Successfully navigating this landscape is more art than science, and requires private equity managers to utilize a flexible approach. In many cases the leadership of lower middle market companies are single entrepreneurs or families, rather than the more developed corporate executive suite typical of a larger company.
Toeing the Line
Part of the conundrum in lower middle market private equity is navigating the line between “strategic improvement” and “destabilizing revolutionary change” at the right time.
Let’s consider a fast-growing B2B services company with multiple national offices. When we consider structuring the accounting department for optimizing cash flow management, we encounter multiple questions. For example, where should the gatekeeper of Accounts Receivable and Accounts Payable be located? Does it make sense to have a single location processing all invoices, streamlining the process, and eliminating redundancies, or should local offices manage their own customers’ receivables and lean on their local relationships with customers and vendors? A similar matter emerges with managing company information systems, where again we debate the metrics of centralization versus developing competency at each office.
In the meantime, another aspect of the problem: the management team may perform best with the way things were done in the past. In these cases, it’s important to consider the repercussions on strategy and culture – in addition to the bottom line – that changing the company structure could bring about. Depending on the situation, it may or may not be worth the disruption.

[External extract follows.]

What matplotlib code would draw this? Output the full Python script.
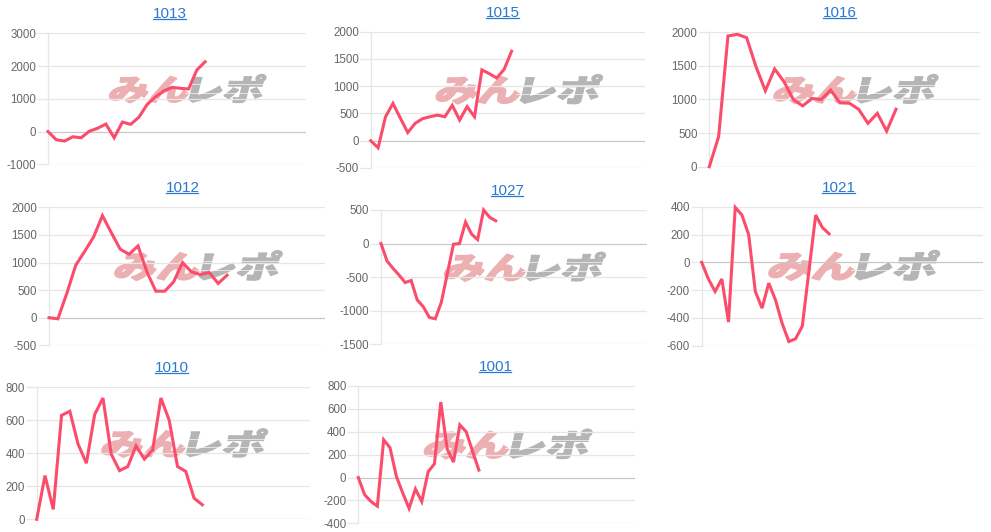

Balancing Bolt-On Best Practices
This conundrum becomes even more complicated when platform companies do bolt-on transactions with the aid and capital of private equity sponsors. Best practices call for the acquired company’s legacy system and procedures to be upgraded to match the platform company’s. In this situation, “destabilizing revolutionary change” may fit the bill in order to ensure a successful integration. Successful private equity firms can employ a few tactics to implement these changes:
- Plan ahead.
A 100-day plan is always a good start in private equity bolt-on acquisitions. A plan with categorized action items, detailed implementation strategy, and necessary steps to achieve them should always be prepared in the early deal process. Some of the key features of a good plan (per each action item) include: involved organizations and responsible leaders, achievable milestone dates, clear goals or visible impact (e.g., economic, organizational), and follow-up protocol for multiple-step items. It is important to let the management of the platform company and the acquired company communicate from an early stage to create a reliable and realistic plan, rather than something last-minute and over-ambitious.
- Implement a people-based solution.
The lower middle market necessitates nuance and flexibility in the action plan, whether related to management issues such as personal ego and management style, succession matters, divisions between family members, and estate planning, or to business issues such as customer concentration, lower economies of scale, unsophisticated IT solutions, unique payment terms, and others relevant ones in small business. Many companies have typically been run by family members, who are talented, smart, and successful leaders but may not have formal business education. Moreover, post-close changes may require support from multiple organizational layers. Therefore, creating a proper incentive plan matters. Consider setting the management team’s bonus and awards not just on earnings but also on qualitative criteria such as team success and well-executed transition plans. Finding a right balance between different criteria is also critical.
Working with the right partner makes all the difference in the lower middle market. Good private equity managers have learned, sometimes the hard way, the best way to solve problems from their previous investments. The best way to find a great private equity partner is to look at their portfolio companies. Track their performance to date; talk to a management team member of a current or former portfolio company; search for related information in middle market M&A and private equity communities. Great private equity managers know that building a great, lasting enterprise is not always easy, but they are nevertheless excited by the challenge.